Loss hammered you incessantly. Grief hollowed you out until you were gasping for breath, empty and fully spent. Your heart was broken and battered into a heap of crumbled bits and pieces. And still, you stood.
Anguish carved you open in unexpected and totally disorienting ways. You lost your footing; you lost your way. Nothing made sense anymore. There were moments when thoughts of your own death seemed like a cool pillow on a sleepless night, blessed relief for the heated pain that endlessly coursed through you. And still, you stood.
You stayed alternating between almost-catatonic numbness and torturous, cycling agony. You kept inching your way through the thick, clinging muck of grief and memory, holding pictures and words and touch to your heart. Again and again, you relived the moments and slices of life you spent together. You were not going to forget a single nanosecond. Ever. Excruciating and tender and filled with an unspeakable sorrow, they remained your most precious -- and, sometimes, were almost your complete undoing. And still, you stood.
Your will to carry on flickered like the sputtering end of a candle. You were done, so done. You tattooed your feet with the words so you would remember how to walk forward each day. You tattooed your arm so you might lift it again some day, in a distant future, a different reality.
You walked miles in and out of sleep. You scribbled and cut and pasted your life like puzzle pieces looking for a different outcome. You did anything to feel something different, something not so painful. You were bleeding tears. And yet, still you stood.
God was an anathema. Perhaps not permanently, but in the dark days of grief when it felt like a boa constrictor was squeezing the life out of your heart, nothing felt good or right or meaningful or symbolic. You were furious with God. This was not supposed to happen. You found yourself staring at a crevasse into which you might plunge. You clutched brown plastic bottles of pain pills and clear, slick glasses of drink, but there would never be enough to eradicate the pain you felt. And yet, still you stood.

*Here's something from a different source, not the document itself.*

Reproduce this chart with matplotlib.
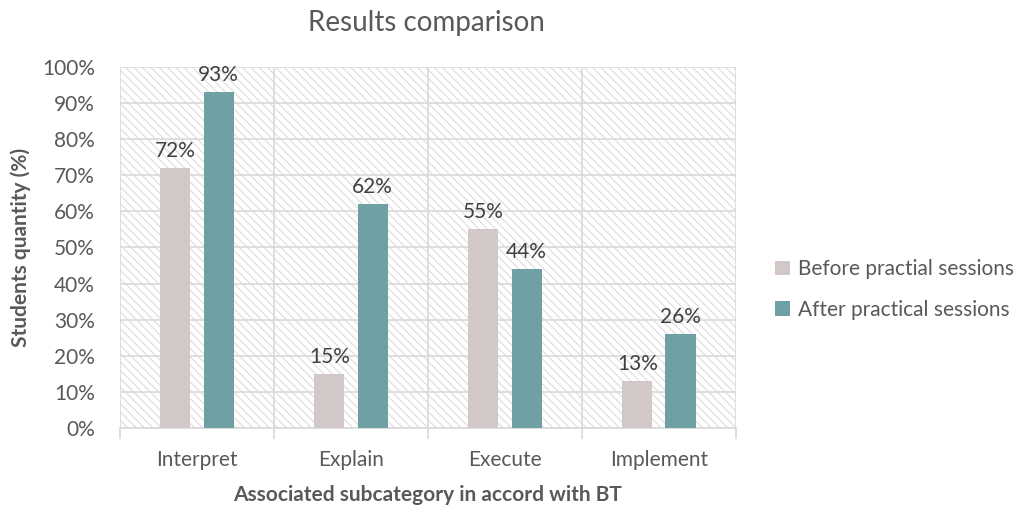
import matplotlib.pyplot as plt
import numpy as np
from matplotlib.patches import Rectangle

plt.rcParams['font.family'] = ['Lato', 'DejaVu Sans']
plt.rcParams['hatch.linewidth'] = 0.8

categories = ['Interpret', 'Explain', 'Execute', 'Implement']
before = [72, 15, 55, 13]
after = [93, 62, 44, 26]
series_names = ['Before practial sessions', 'After practical sessions']
c_before = '#d2c8c8'
c_after = '#6fa0a3'
txt = '#595959'
grid = '#d9d9d9'

fig = plt.figure(figsize=(10.22, 5.08), dpi=100)
ax = fig.add_axes([0.1174, 0.1575, 0.6027, 0.7106])

x = np.arange(len(categories))
w = 0.195
off = 0.14
b1 = ax.bar(x - off, before, w, color=c_before, label=series_names[0], zorder=3)
b2 = ax.bar(x + off, after, w, color=c_after, label=series_names[1], zorder=3)

for bars, vals in ((b1, before), (b2, after)):
    for r, v in zip(bars, vals):
        ax.text(r.get_x() + r.get_width() / 2, v + 2, f'{v}%', ha='center', va='bottom',
                fontsize=15, color='#404040', zorder=4)

# hatched background
ax.add_patch(Rectangle((0, 0), 1, 1, transform=ax.transAxes, facecolor='white',
                       edgecolor='#dcdcdc', hatch='\\\\\\\\', linewidth=0, zorder=0))

ax.set_xlim(-0.5, 3.5)
ax.set_ylim(0, 100)
ax.set_yticks(range(0, 101, 10))
ax.set_yticklabels([f'{v}%' for v in range(0, 101, 10)])
ax.set_xticks(x)
ax.set_xticklabels(categories)
ax.set_xticks(np.arange(-0.5, 4, 1), minor=True)
ax.tick_params(axis='x', which='major', length=0, pad=16, labelsize=15, labelcolor=txt)
ax.tick_params(axis='x', which='minor', length=8, color=grid, width=1.2)
ax.tick_params(axis='y', length=0, labelsize=15, labelcolor=txt, pad=18)

ax.grid(axis='y', color=grid, linewidth=1.2, zorder=1)
ax.grid(axis='x', which='minor', color=grid, linewidth=1.2, zorder=1)
ax.set_axisbelow(True)
for s in ['top', 'right', 'left']:
    ax.spines[s].set_visible(False)
ax.spines['bottom'].set_color(grid)
ax.spines['bottom'].set_linewidth(1.2)

ax.set_ylabel('Students quantity (%)', fontsize=15, fontweight='bold', color=txt, labelpad=8)
ax.set_xlabel('Associated subcategory in accord with BT', fontsize=15, fontweight='bold',
              color=txt, labelpad=11)
fig.text(0.417, 0.955, 'Results comparison', ha='center', va='center', fontsize=20, color=txt)

leg = fig.legend(handles=[b1, b2], loc='center left', bbox_to_anchor=(0.74, 0.43),
                 frameon=False, fontsize=15, handlelength=0.7, handleheight=0.7,
                 labelspacing=1.0, handletextpad=0.4)
for t in leg.get_texts():
    t.set_color(txt)

plt.savefig('out.png', dpi=100)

People said such stupid things to you. So unthinking. Their words stabbed. They tried too hard -- or, maybe, not enough. Just tell me stories, you screamed in your head, and don't forget. You didn't give a flying fig about angels at that moment. You wanted your flesh and blood.
Minute by minute, you crawled through the aftermath of endless hours and days. You were scattered and aimless, forgetful about the present and precise about the past. You curled into a fetal position and rocked in disbelief. Memories and scents and sounds clattered noisily through your psyche and kept you awake, wandering wide-eyed through rooms in the middle of the night. And still, you stood.
Your heart was broken open. You became vulnerable and unbearably fragile. Grief spread-eagled you into expanded states of awareness. You became sensitive to the slightest nuance of pain. You learned all too well the effects of loss. Tears slipped from your eyes without the slightest provocation. You were forever changed and permanently altered. Through sheer will and determination, you slowly re-entered the flow of daily life. It took such guts to pretend normality. And still, you stood.
There are still days when everything clicks into those "before" moments, and the focus becomes sharp and raw anew. You had no idea you could be so courageous and strong and defiant. You had no idea you could be so dangerously close to implosion. Your once-shattered heart has been re-imagined. Love has become a more tender kind of language. And still, you stand.